___ DATA BLOCK
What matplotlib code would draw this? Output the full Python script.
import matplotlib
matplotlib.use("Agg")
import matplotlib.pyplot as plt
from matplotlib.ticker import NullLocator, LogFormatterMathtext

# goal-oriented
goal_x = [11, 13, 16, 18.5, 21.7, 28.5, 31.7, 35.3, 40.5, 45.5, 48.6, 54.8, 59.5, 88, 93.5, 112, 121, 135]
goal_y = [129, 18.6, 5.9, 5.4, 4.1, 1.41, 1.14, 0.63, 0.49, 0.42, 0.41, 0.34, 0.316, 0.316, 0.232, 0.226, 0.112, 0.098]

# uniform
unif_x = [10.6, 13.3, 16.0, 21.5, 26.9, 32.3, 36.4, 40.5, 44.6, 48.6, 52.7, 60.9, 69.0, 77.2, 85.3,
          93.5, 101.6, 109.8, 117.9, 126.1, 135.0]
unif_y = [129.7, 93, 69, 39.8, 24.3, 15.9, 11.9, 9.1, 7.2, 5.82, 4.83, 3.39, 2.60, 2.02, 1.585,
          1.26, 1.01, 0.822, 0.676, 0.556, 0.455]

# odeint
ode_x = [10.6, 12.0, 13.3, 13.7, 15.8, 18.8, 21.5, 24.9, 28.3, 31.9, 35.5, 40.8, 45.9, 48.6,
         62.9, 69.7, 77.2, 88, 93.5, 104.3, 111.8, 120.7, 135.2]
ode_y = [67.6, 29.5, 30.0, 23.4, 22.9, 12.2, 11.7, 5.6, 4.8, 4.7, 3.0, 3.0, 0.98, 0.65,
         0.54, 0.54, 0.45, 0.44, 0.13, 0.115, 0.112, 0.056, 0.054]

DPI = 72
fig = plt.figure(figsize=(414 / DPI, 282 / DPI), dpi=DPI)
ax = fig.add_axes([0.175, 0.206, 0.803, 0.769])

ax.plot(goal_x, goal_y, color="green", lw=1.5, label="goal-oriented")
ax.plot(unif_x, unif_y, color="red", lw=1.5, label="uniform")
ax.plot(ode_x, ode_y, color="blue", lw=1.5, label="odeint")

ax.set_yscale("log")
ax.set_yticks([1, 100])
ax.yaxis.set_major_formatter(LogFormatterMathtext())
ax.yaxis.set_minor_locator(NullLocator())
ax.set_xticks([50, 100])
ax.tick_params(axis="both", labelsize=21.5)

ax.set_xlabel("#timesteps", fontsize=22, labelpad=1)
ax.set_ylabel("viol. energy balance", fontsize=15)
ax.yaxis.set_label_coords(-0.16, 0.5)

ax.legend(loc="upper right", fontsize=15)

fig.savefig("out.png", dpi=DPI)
______
TASK REQUIREMENTS: Include the first line, the line containing "ax = fig.add_axes([0.175, 0.206, 0.803, 0.769])", and every line between them, copied exactly from the material above; output no other line.

COMPLETE OUTPUT:
What matplotlib code would draw this? Output the full Python script.
import matplotlib
matplotlib.use("Agg")
import matplotlib.pyplot as plt
from matplotlib.ticker import NullLocator, LogFormatterMathtext

# goal-oriented
goal_x = [11, 13, 16, 18.5, 21.7, 28.5, 31.7, 35.3, 40.5, 45.5, 48.6, 54.8, 59.5, 88, 93.5, 112, 121, 135]
goal_y = [129, 18.6, 5.9, 5.4, 4.1, 1.41, 1.14, 0.63, 0.49, 0.42, 0.41, 0.34, 0.316, 0.316, 0.232, 0.226, 0.112, 0.098]

# uniform
unif_x = [10.6, 13.3, 16.0, 21.5, 26.9, 32.3, 36.4, 40.5, 44.6, 48.6, 52.7, 60.9, 69.0, 77.2, 85.3,
          93.5, 101.6, 109.8, 117.9, 126.1, 135.0]
unif_y = [129.7, 93, 69, 39.8, 24.3, 15.9, 11.9, 9.1, 7.2, 5.82, 4.83, 3.39, 2.60, 2.02, 1.585,
          1.26, 1.01, 0.822, 0.676, 0.556, 0.455]

# odeint
ode_x = [10.6, 12.0, 13.3, 13.7, 15.8, 18.8, 21.5, 24.9, 28.3, 31.9, 35.5, 40.8, 45.9, 48.6,
         62.9, 69.7, 77.2, 88, 93.5, 104.3, 111.8, 120.7, 135.2]
ode_y = [67.6, 29.5, 30.0, 23.4, 22.9, 12.2, 11.7, 5.6, 4.8, 4.7, 3.0, 3.0, 0.98, 0.65,
         0.54, 0.54, 0.45, 0.44, 0.13, 0.115, 0.112, 0.056, 0.054]

DPI = 72
fig = plt.figure(figsize=(414 / DPI, 282 / DPI), dpi=DPI)
ax = fig.add_axes([0.175, 0.206, 0.803, 0.769])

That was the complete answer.